What you need to do
Without including any images, repeat the data exactly.
— START Supplied material —
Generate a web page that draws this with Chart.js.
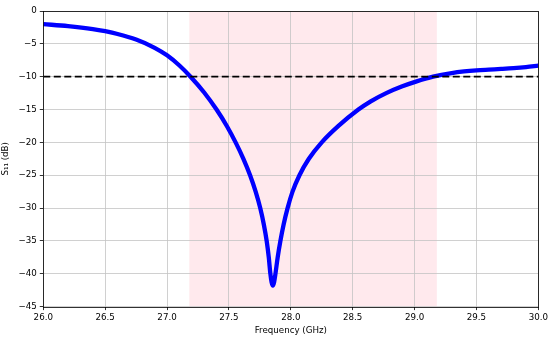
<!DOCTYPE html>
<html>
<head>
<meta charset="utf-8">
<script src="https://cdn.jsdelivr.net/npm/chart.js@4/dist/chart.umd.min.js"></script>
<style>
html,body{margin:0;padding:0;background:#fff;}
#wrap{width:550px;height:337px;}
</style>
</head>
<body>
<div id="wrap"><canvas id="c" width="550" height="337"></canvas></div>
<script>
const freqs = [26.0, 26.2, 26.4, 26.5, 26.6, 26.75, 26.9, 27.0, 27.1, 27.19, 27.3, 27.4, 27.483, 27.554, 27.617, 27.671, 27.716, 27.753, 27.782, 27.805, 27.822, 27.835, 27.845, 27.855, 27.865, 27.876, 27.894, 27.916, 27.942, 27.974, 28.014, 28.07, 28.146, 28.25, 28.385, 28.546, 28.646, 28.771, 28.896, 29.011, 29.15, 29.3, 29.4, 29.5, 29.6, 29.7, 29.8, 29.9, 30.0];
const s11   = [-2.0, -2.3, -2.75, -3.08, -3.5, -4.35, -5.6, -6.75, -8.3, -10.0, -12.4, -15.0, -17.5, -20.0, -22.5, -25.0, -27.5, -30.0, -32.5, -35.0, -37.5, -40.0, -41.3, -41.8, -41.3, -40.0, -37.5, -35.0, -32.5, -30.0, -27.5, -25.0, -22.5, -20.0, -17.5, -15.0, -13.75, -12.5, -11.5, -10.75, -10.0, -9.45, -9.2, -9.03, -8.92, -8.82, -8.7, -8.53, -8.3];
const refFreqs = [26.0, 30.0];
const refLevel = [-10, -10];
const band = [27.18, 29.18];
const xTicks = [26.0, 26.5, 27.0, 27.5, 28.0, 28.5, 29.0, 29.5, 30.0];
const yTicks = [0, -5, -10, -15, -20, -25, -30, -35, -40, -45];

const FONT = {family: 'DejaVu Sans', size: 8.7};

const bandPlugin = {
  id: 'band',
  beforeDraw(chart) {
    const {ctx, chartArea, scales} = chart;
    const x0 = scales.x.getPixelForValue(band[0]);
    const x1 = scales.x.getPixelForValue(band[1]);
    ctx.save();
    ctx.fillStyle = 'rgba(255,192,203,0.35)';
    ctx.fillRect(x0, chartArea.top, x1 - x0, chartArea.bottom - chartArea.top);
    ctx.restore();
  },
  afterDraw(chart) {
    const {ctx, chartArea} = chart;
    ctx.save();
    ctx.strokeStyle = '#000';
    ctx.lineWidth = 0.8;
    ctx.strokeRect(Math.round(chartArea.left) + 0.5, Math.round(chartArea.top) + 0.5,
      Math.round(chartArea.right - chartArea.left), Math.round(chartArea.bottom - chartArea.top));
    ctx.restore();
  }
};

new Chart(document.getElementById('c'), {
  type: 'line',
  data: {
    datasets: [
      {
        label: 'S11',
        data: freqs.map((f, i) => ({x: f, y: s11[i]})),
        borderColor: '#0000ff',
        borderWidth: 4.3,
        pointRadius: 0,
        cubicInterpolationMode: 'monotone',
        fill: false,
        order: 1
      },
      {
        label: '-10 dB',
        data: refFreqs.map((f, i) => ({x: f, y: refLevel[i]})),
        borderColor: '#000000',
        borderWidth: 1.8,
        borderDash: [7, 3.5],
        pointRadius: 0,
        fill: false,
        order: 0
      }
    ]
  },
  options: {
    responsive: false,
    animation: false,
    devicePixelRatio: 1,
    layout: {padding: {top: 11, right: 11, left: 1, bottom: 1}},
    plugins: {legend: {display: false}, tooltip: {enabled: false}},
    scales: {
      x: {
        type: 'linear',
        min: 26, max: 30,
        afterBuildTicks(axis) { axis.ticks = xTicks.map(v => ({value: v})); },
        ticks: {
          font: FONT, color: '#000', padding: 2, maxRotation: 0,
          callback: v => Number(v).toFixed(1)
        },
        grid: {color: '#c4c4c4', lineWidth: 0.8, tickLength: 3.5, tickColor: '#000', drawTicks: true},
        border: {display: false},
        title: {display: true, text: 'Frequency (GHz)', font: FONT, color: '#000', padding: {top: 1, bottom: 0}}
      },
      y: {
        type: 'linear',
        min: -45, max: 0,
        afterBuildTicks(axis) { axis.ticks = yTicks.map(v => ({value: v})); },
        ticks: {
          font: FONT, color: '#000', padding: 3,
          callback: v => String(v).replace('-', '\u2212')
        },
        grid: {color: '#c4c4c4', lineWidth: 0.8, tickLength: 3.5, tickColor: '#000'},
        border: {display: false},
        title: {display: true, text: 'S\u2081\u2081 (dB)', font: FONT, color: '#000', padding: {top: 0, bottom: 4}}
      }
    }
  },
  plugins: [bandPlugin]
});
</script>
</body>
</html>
— END Supplied material —
The answer
Generate a web page that draws this with Chart.js.
<!DOCTYPE html>
<html>
<head>
<meta charset="utf-8">
<script src="https://cdn.jsdelivr.net/npm/chart.js@4/dist/chart.umd.min.js"></script>
<style>
html,body{margin:0;padding:0;background:#fff;}
#wrap{width:550px;height:337px;}
</style>
</head>
<body>
<div id="wrap"><canvas id="c" width="550" height="337"></canvas></div>
<script>
const freqs = [26.0, 26.2, 26.4, 26.5, 26.6, 26.75, 26.9, 27.0, 27.1, 27.19, 27.3, 27.4, 27.483, 27.554, 27.617, 27.671, 27.716, 27.753, 27.782, 27.805, 27.822, 27.835, 27.845, 27.855, 27.865, 27.876, 27.894, 27.916, 27.942, 27.974, 28.014, 28.07, 28.146, 28.25, 28.385, 28.546, 28.646, 28.771, 28.896, 29.011, 29.15, 29.3, 29.4, 29.5, 29.6, 29.7, 29.8, 29.9, 30.0];
const s11   = [-2.0, -2.3, -2.75, -3.08, -3.5, -4.35, -5.6, -6.75, -8.3, -10.0, -12.4, -15.0, -17.5, -20.0, -22.5, -25.0, -27.5, -30.0, -32.5, -35.0, -37.5, -40.0, -41.3, -41.8, -41.3, -40.0, -37.5, -35.0, -32.5, -30.0, -27.5, -25.0, -22.5, -20.0, -17.5, -15.0, -13.75, -12.5, -11.5, -10.75, -10.0, -9.45, -9.2, -9.03, -8.92, -8.82, -8.7, -8.53, -8.3];
const refFreqs = [26.0, 30.0];
const refLevel = [-10, -10];
const band = [27.18, 29.18];
const xTicks = [26.0, 26.5, 27.0, 27.5, 28.0, 28.5, 29.0, 29.5, 30.0];
const yTicks = [0, -5, -10, -15, -20, -25, -30, -35, -40, -45];

const FONT = {family: 'DejaVu Sans', size: 8.7};

const bandPlugin = {
  id: 'band',
  beforeDraw(chart) {
    const {ctx, chartArea, scales} = chart;
    const x0 = scales.x.getPixelForValue(band[0]);
    const x1 = scales.x.getPixelForValue(band[1]);
    ctx.save();
    ctx.fillStyle = 'rgba(255,192,203,0.35)';
    ctx.fillRect(x0, chartArea.top, x1 - x0, chartArea.bottom - chartArea.top);
    ctx.restore();
  },
  afterDraw(chart) {
    const {ctx, chartArea} = chart;
    ctx.save();
    ctx.strokeStyle = '#000';
    ctx.lineWidth = 0.8;
    ctx.strokeRect(Math.round(chartArea.left) + 0.5, Math.round(chartArea.top) + 0.5,
      Math.round(chartArea.right - chartArea.left), Math.round(chartArea.bottom - chartArea.top));
    ctx.restore();
  }
};

new Chart(document.getElementById('c'), {
  type: 'line',
  data: {
    datasets: [
      {
        label: 'S11',
        data: freqs.map((f, i) => ({x: f, y: s11[i]})),
        borderColor: '#0000ff',
        borderWidth: 4.3,
        pointRadius: 0,
        cubicInterpolationMode: 'monotone',
        fill: false,
        order: 1
      },
      {
        label: '-10 dB',
        data: refFreqs.map((f, i) => ({x: f, y: refLevel[i]})),
        borderColor: '#000000',
        borderWidth: 1.8,
        borderDash: [7, 3.5],
        pointRadius: 0,
        fill: false,
        order: 0
      }
    ]
  },
  options: {
    responsive: false,
    animation: false,
    devicePixelRatio: 1,
    layout: {padding: {top: 11, right: 11, left: 1, bottom: 1}},
    plugins: {legend: {display: false}, tooltip: {enabled: false}},
    scales: {
      x: {
        type: 'linear',
        min: 26, max: 30,
        afterBuildTicks(axis) { axis.ticks = xTicks.map(v => ({value: v})); },
        ticks: {
          font: FONT, color: '#000', padding: 2, maxRotation: 0,
          callback: v => Number(v).toFixed(1)
        },
        grid: {color: '#c4c4c4', lineWidth: 0.8, tickLength: 3.5, tickColor: '#000', drawTicks: true},
        border: {display: false},
        title: {display: true, text: 'Frequency (GHz)', font: FONT, color: '#000', padding: {top: 1, bottom: 0}}
      },
      y: {
        type: 'linear',
        min: -45, max: 0,
        afterBuildTicks(axis) { axis.ticks = yTicks.map(v => ({value: v})); },
        ticks: {
          font: FONT, color: '#000', padding: 3,
          callback: v => String(v).replace('-', '\u2212')
        },
        grid: {color: '#c4c4c4', lineWidth: 0.8, tickLength: 3.5, tickColor: '#000'},
        border: {display: false},
        title: {display: true, text: 'S\u2081\u2081 (dB)', font: FONT, color: '#000', padding: {top: 0, bottom: 4}}
      }
    }
  },
  plugins: [bandPlugin]
});
</script>
</body>
</html>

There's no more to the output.